Détente en Ukraine ?
Il est vrai que la Russie semble avoir amorcé un processus de détente en Ukraine, avec le récent échange de prisonniers de part et d’autre. Parmi eux, côté ukrainien, figure le cinéaste Oleg Sentsov, accusé de « terrorisme » et de trafic d’armes par la justice russe qui l’avait condamné à vingt ans de camp en Russie. Comme le rappelle The Moscow Times, journal indépendant lancé en 1992 pour la communauté étrangère russe, et relayé par Courrier international, "Oleg Sentsov a chèrement payé son engagement politique lors du soulèvement pro-européen du Maïdan à Kiev à l’hiver 2014. Peu après, il avait également déclaré qu’il n’acceptait pas l’annexion de la Crimée par Moscou." En 2018, le Parlement européen lui a décerné le prix Sakharov “pour la liberté de l’esprit.” En mai de la même année, Oleg Sentsov avait entamé une grève de la faim qu’il a interrompue au bout de 145 jours. Mais parmi les prisonniers relâchés par l’Ukraine figure Volodymyr Tsemakh, un chef militaire des séparatistes pro-russes de l’est du pays, le témoin-clé et principal suspect dans le crash du vol MH17, abattu par un missile russe il y a cinq ans. Le Point cite les regrets du porte-parole pour le groupe d’enquête néerlandais : "Nous aurions voulu qu’il soit disponible pour l’enquête".

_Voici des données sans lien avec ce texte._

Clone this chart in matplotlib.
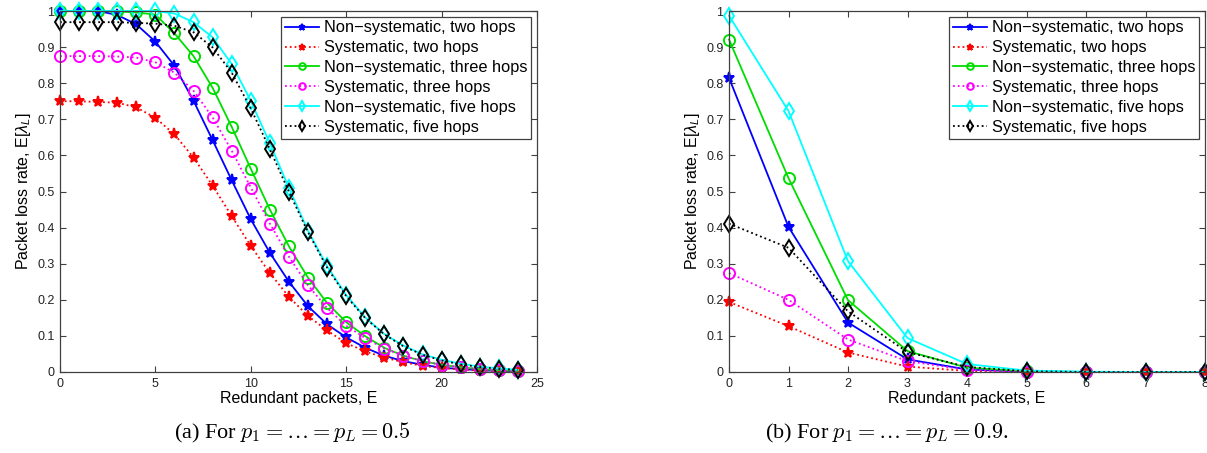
import numpy as np
import matplotlib
matplotlib.use('Agg')
import matplotlib.pyplot as plt
from matplotlib.ticker import FormatStrFormatter

plt.rcParams['font.family'] = ['Liberation Sans', 'DejaVu Sans']
plt.rcParams['mathtext.fontset'] = 'custom'
plt.rcParams['mathtext.rm'] = 'Liberation Sans'
plt.rcParams['mathtext.it'] = 'Liberation Sans:italic'

# ---- data, panel (a): p = 0.5 ----
E_a = list(range(25))
nonsys2_a = [1.0, 1.0, 1.0, 0.989, 0.963, 0.915, 0.848, 0.751, 0.642, 0.531, 0.423, 0.330, 0.250,
             0.182, 0.132, 0.096, 0.067, 0.045, 0.030, 0.020, 0.012, 0.008, 0.005, 0.003, 0.002]
sys2_a = [0.750, 0.750, 0.748, 0.746, 0.733, 0.704, 0.658, 0.594, 0.516, 0.432, 0.349, 0.274, 0.208,
          0.155, 0.115, 0.080, 0.057, 0.040, 0.027, 0.017, 0.011, 0.007, 0.004, 0.003, 0.002]
nonsys3_a = [1.0, 1.0, 1.0, 0.999, 0.996, 0.990, 0.938, 0.875, 0.787, 0.679, 0.563, 0.450, 0.348,
             0.261, 0.191, 0.138, 0.099, 0.067, 0.045, 0.030, 0.020, 0.013, 0.008, 0.005, 0.003]
sys3_a = [0.875, 0.875, 0.875, 0.874, 0.871, 0.858, 0.829, 0.779, 0.705, 0.613, 0.511, 0.411, 0.319,
          0.240, 0.177, 0.128, 0.094, 0.065, 0.045, 0.030, 0.020, 0.013, 0.008, 0.005, 0.003]
nonsys5_a = [1.0, 1.0, 1.0, 1.0, 1.0, 1.0, 0.993, 0.969, 0.927, 0.853, 0.751, 0.633, 0.510,
             0.391, 0.293, 0.213, 0.151, 0.105, 0.073, 0.049, 0.034, 0.023, 0.015, 0.010, 0.006]
sys5_a = [0.969, 0.969, 0.969, 0.969, 0.967, 0.965, 0.959, 0.941, 0.899, 0.829, 0.730, 0.617, 0.499,
          0.387, 0.289, 0.210, 0.149, 0.104, 0.071, 0.048, 0.032, 0.021, 0.014, 0.009, 0.006]

# ---- data, panel (b): p = 0.9 ----
E_b = list(range(9))
nonsys2_b = [0.815, 0.402, 0.137, 0.035, 0.007, 0.001, 0.0, 0.0, 0.0]
sys2_b = [0.194, 0.127, 0.054, 0.015, 0.003, 0.0, 0.0, 0.0, 0.0]
nonsys3_b = [0.921, 0.537, 0.199, 0.058, 0.012, 0.002, 0.0, 0.0, 0.0]
sys3_b = [0.274, 0.200, 0.090, 0.030, 0.006, 0.001, 0.0, 0.0, 0.0]
nonsys5_b = [0.987, 0.723, 0.307, 0.094, 0.022, 0.004, 0.001, 0.0, 0.0]
sys5_b = [0.411, 0.344, 0.168, 0.055, 0.014, 0.002, 0.0, 0.0, 0.0]

labels = ['Non\u2212systematic, two hops', 'Systematic, two hops',
          'Non\u2212systematic, three hops', 'Systematic, three hops',
          'Non\u2212systematic, five hops', 'Systematic, five hops']
styles = [('#0000ff', '-', '*'), ('#ff0000', ':', '*'),
          ('#00dd00', '-', 'o'), ('#ff00ff', ':', 'o'),
          ('#00ffff', '-', 'd'), ('#000000', ':', 'd')]

axis_col = '#404040'


def draw(ax, x, series, xmax, xticks):
    for y, lab, (c, ls, m) in zip(series, labels, styles):
        filled = m == '*'
        ax.plot(x, y, color=c, linestyle=ls, marker=m, label=lab,
                linewidth=1.3, markersize=8,
                markerfacecolor=c if filled else 'none',
                markeredgecolor=c, markeredgewidth=1.4, clip_on=False)
    ax.set_xlim(0, xmax)
    ax.set_ylim(0, 1)
    ax.set_xticks(xticks)
    ax.set_yticks(np.arange(0, 1.01, 0.1))
    ax.yaxis.set_major_formatter(FormatStrFormatter('%g'))
    ax.tick_params(direction='in', top=True, right=True, length=4,
                   labelsize=9, colors=axis_col, labelcolor='#222222', pad=4)
    for s in ax.spines.values():
        s.set_color(axis_col)
        s.set_linewidth(0.9)
    ax.set_xlabel('Redundant packets, E', fontsize=11.5, labelpad=1)
    ax.set_ylabel(r'Packet loss rate, E[$\lambda_L$]', fontsize=11.5, labelpad=3)
    leg = ax.legend(loc='upper right', fontsize=11.8, fancybox=False, framealpha=1,
                    edgecolor=axis_col, handlelength=2.1, labelspacing=0.3,
                    borderpad=0.22, borderaxespad=0.35, handletextpad=0.3,
                    markerscale=0.6)
    leg.get_frame().set_linewidth(0.9)


fig = plt.figure(figsize=(12.07, 4.53), dpi=100)
ax1 = fig.add_axes([60 / 1207, 81 / 453, 477 / 1207, 361 / 453])
ax2 = fig.add_axes([729 / 1207, 81 / 453, 476 / 1207, 361 / 453])

draw(ax1, E_a, [nonsys2_a, sys2_a, nonsys3_a, sys3_a, nonsys5_a, sys5_a], 25, range(0, 26, 5))
draw(ax2, E_b, [nonsys2_b, sys2_b, nonsys3_b, sys3_b, nonsys5_b, sys5_b], 8, range(0, 9))

cap = dict(fontsize=16, ha='center', va='center', math_fontfamily='cm',
           family=['Liberation Serif', 'DejaVu Serif'])
fig.text(292 / 1207, 1 - 433 / 453, r'(a) For $p_1 = \ldots = p_L = 0.5$', **cap)
fig.text(887 / 1207, 1 - 433 / 453, r'(b) For $p_1 = \ldots = p_L = 0.9$.', **cap)

fig.savefig('out.png', dpi=100)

Dans Les Echos, Dominique Moïsi se demande si l’on peut raisonnablement continuer à isoler la Russie "alors même qu’elle est incontournable sur de nombreux dossiers, de l’Ukraine à la Syrie ? Mais peut-on aussi, en se rapprochant d’elle – comme le souhaite le président Macron – faire comme si elle ne cherchait pas de manière systématique à intervenir dans nos processus démocratiques ?"
Et dans cette guerre d’influence sur les valeurs, il s’agit aussi de ne pas en rabattre sur les nôtres en faisant semblant d’ignorer l’existence d’une société civile qui demande à être écoutée en Russie.